La Libia è un fronte secondario, la vera guerra è contro l’Iran
02 Aprile 2011
Sono passati circa dieci giorni dall’inizio dell’operazione Odissey Dawn, con la quale il mondo occidentale ha lanciato la sua sfida alla Libia del Colonnello Gheddafi, ma ancora oggi un dubbio serpeggia nella mente di tanti cittadini europei ed americani: perché proprio la Libia? Perché Tripoli sì, e Teheran no? Perché l’Occidente ha deciso di proteggere la popolazione libica dalle rappresaglie del rais e non ha voluto fare altrettanto per le masse iraniane, ripetutamente represse dalle milizie degli ayatollah? Eppure il regime di Teheran è indubbiamente molto più pericoloso di quello di Tripoli, e le minacce degli ayatollah sono sicuramente più gravi e credibili delle folkloristiche dichiarazioni del Colonnello.

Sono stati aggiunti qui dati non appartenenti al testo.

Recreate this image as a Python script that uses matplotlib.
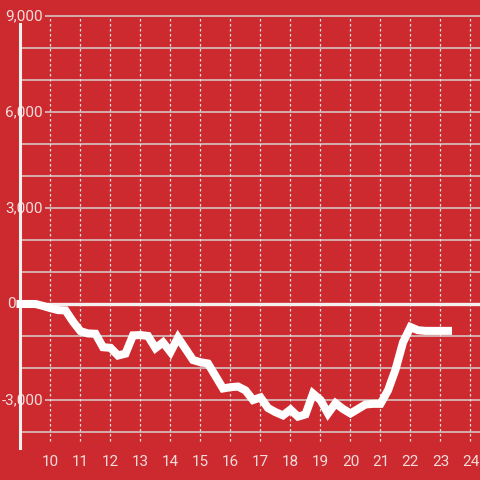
import matplotlib.pyplot as plt

# time of day (HH:MM) and cumulative value
times = ["09:00", "09:15", "09:30", "09:45", "10:00", "10:15", "10:30", "10:45",
         "11:00", "11:15", "11:30", "11:45", "12:00", "12:15", "12:30", "12:45",
         "13:00", "13:15", "13:30", "13:45", "14:00", "14:15", "14:30", "14:45",
         "15:00", "15:15", "15:30", "15:45", "16:00", "16:15", "16:30", "16:45",
         "17:00", "17:15", "17:30", "17:45", "18:00", "18:15", "18:30", "18:45",
         "19:00", "19:15", "19:30", "19:45", "20:00", "20:15", "20:30", "20:45",
         "21:00", "21:15", "21:30", "21:45", "22:00", "22:15", "22:30", "22:45",
         "23:00", "23:15"]
values = [0, 0, 0, -60, -130, -190, -200, -550,
          -850, -920, -930, -1350, -1370, -1610, -1550, -980,
          -970, -1000, -1380, -1200, -1500, -1050, -1400, -1750,
          -1820, -1860, -2250, -2640, -2600, -2580, -2700, -3000,
          -2920, -3250, -3380, -3480, -3300, -3520, -3450, -2800,
          -3000, -3420, -3100, -3280, -3420, -3280, -3140, -3120,
          -3120, -2700, -2050, -1200, -720, -820, -840, -840,
          -840, -840]

x_ticks = list(range(10, 25))
y_grid = [-4000, -3000, -2000, -1000, 1000, 2000, 3000, 4000, 5000, 6000, 7000, 8000, 9000]
y_labels = [9000, 6000, 3000, 0, -3000]

hours = [int(t[:2]) + int(t[3:]) / 60 for t in times]

bg = '#cc2a2f'
txt = '#f3dcdc'
plt.rcParams['font.family'] = ['Roboto', 'DejaVu Sans']

fig = plt.figure(figsize=(4.8, 4.8), dpi=100, facecolor=bg)
ax = fig.add_axes([20 / 480, 32 / 480, 460 / 480, 448 / 480])
ax.set_facecolor(bg)
ax.set_xlim(9 - 0.5 / 30, 24.3167)
ax.set_ylim(-4500, 9500)

# grid
ax.hlines(y_grid, 9, 24.32, color='#d6d0d0', lw=1.1, zorder=1)
ax.vlines(x_ticks, -4280, 9000, color='#e6e0e0', lw=0.9, linestyles=(0, (2, 2)), zorder=1)
ax.hlines(0, 8.88, 24.32, color='#f5f0f0', lw=2.4, zorder=2, clip_on=False)

# y labels with background covering grid
for v in y_labels:
    xpos = 8.83 if v == 0 else 9.75
    ax.text(xpos, v, f"{v:,}", ha='right', va='center', color=txt,
            fontsize=11, zorder=2.2,
            bbox=dict(facecolor=bg, edgecolor='none', pad=1.5))

ax.plot(hours, values, color='white', lw=5.8, solid_capstyle='projecting',
        solid_joinstyle='miter', zorder=3, clip_on=False)

for s in ['top', 'right', 'bottom']:
    ax.spines[s].set_visible(False)
ax.spines['left'].set_color('#f5f0f0')
ax.spines['left'].set_linewidth(2.2)
ax.spines['left'].set_bounds(-4500, 8750)
ax.spines['left'].set_zorder(2.5)

ax.set_yticks([])
ax.set_xticks(x_ticks)
ax.set_xticklabels([str(t) for t in x_ticks])
ax.tick_params(axis='x', length=0, pad=5, labelsize=11, labelcolor=txt)

fig.savefig('out.png', dpi=100, facecolor=bg)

Come ha dimostrato un recente documentario, Iranium, sono numerosissime le prove che c’è la mano del governo di Teheran dietro i maggiori gruppi terroristici in Medio Oriente, mentre in Iraq ed Afghanistan il regime di Ahmadinejad fornisce le armi che fanno stragi di civili e di militari della coalizione. Dunque, come minimo, bisognerebbe riservare un’attenzione al teatro iraniano almeno uguale a quella degli altri paesi, dall’Egitto alla Libia. Invece niente, perché? Una risposta a queste legittime domande prova a darla sul suo blog Michael A. Ledeen, che individua nell’“incapacità di questa Amministrazione di leggere la situazione” la causa principale dei tanti errori commessi da Washington. In sostanza il governo americano tratta la questione libica come se fosse “unica”, e non rientrasse invece in un contesto più ampio. A Washington sembra non tengano conto del fatto che quella che va vinta non è la guerra contro il rais di Tripoli, ma quella che Ledeen chiama la “big war”, la guerra più ampia, che dovrebbe portare ad un cambiamento strategico della situazione mondiale.

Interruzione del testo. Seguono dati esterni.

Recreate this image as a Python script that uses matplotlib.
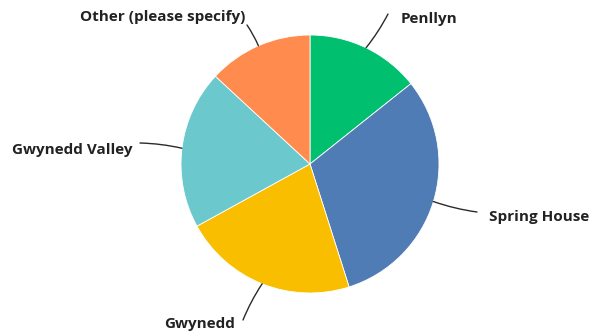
import numpy as np
import matplotlib.pyplot as plt
from matplotlib.patches import FancyArrowPatch

labels = ['Penllyn', 'Spring House', 'Gwynedd', 'Gwynedd Valley', 'Other (please specify)']
values = [14.3, 30.8, 21.9, 19.9, 13.1]
colors = ['#00BF6F', '#507CB6', '#F9BE00', '#6BC8CD', '#FF8B4F']

# label layout in pixel coords (y up): line end, text anchor, ha
label_pos = {
    'Penllyn': ((388, 320), (401, 315), 'left'),
    'Spring House': ((477, 122), (489, 117), 'left'),
    'Gwynedd': ((243, 14), (235, 10), 'right'),
    'Gwynedd Valley': ((140, 191), (133, 184), 'right'),
    'Other (please specify)': ((247, 309), (245, 317), 'right'),
}

plt.rcParams['font.family'] = ['Open Sans', 'DejaVu Sans']

fig = plt.figure(figsize=(5.96, 3.34), dpi=100)
ax = fig.add_axes([0, 0, 1, 1])
cx, cy, r = 310, 170, 129
wedges, _ = ax.pie(values, colors=colors, startangle=90, counterclock=False,
                   center=(cx, cy), radius=r,
                   wedgeprops=dict(edgecolor='white', linewidth=0.6))
ax.set_xlim(0, 596)
ax.set_ylim(0, 334)
ax.set_aspect('equal')
ax.axis('off')

for w, lab in zip(wedges, labels):
    ang = np.deg2rad((w.theta1 + w.theta2) / 2)
    edge = (cx + r * np.cos(ang), cy + r * np.sin(ang))
    end, txt, ha = label_pos[lab]
    ax.add_patch(FancyArrowPatch(edge, end, arrowstyle='-', color='#2b2b2b',
                                 lw=1.0, connectionstyle='arc3,rad=0.05',
                                 shrinkA=0, shrinkB=0))
    ax.text(txt[0], txt[1], lab, ha=ha, va='center', fontsize=11,
            fontweight='bold', color='#222222')

fig.savefig('out.png', dpi=100)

Far cadere Gheddafi è “un obiettivo auspicabile, ma non è una missione cruciale, strategica. Dovremmo piuttosto puntare ad un regime change in Siria ed Iran”. Insomma, conclude Ledeen, quello libico “è il campo di battaglia sbagliato”. Per vincere la big war è necessario trasferire la battaglia a Teheran ed a Damasco, cosa che non richiederebbe nemmeno un intervento diretto, come quello libico, niente bombe né boots on the ground, con tutti i rischi che ne derivano; basterebbe fornire aiuto politico, economico, tecnologico ai tanti cittadini coraggiosi che sfidano il regime manifestando per le strade. D’altra parte, se è giusto intervenire in Libia per fermare la sanguinaria repressione del regime, a maggior ragione dovrebbe essere logico intervenire in Siria ed Iran. Viene davvero da chiedersi cosa stiamo aspettando? Che gli ayatollah si dotino definitivamente di un arsenale nucleare? Come nota Michael Oren, ambasciatore israeliano a Washington, “Gheddafi scelse di rinunciare unilateralmente al proprio programma atomico nel 2004, spegnendo le centrifughe di cui disponeva, e lo decise perché pensava di essere meno sicuro con la bomba, anziché senza”, aiutato in questa valutazione anche da quanto stava avvenendo in Iraq (chiaramente il rais libico temeva di essere “il prossimo”).
Ma quanto sta avvenendo in Libia dimostra al contrario che si è più al sicuro con la bomba che senza, è questo l’insegnamento che sta traendo l’Iran dalla situazione internazionale. Nessuno infatti pensa davvero che l’Occidente sarebbe intervenuto in Libia se il rais fosse stato in possesso del deterrente nucleare, e sicuramente non lo pensano gli ayatollah. Per questo è particolarmente importante non farsi distrarre dal conflitto libico e non perdere di vista lo scenario nel suo complesso, perché altrimenti il rischio è di dimenticare il vero obiettivo dell’Occidente, la stabilità dell’intera area mediorientale, non solo quella di un singolo paese. D’altra parte, come recita un vecchio detto: quando il saggio indica la luna, solo lo stolto guarda il dito.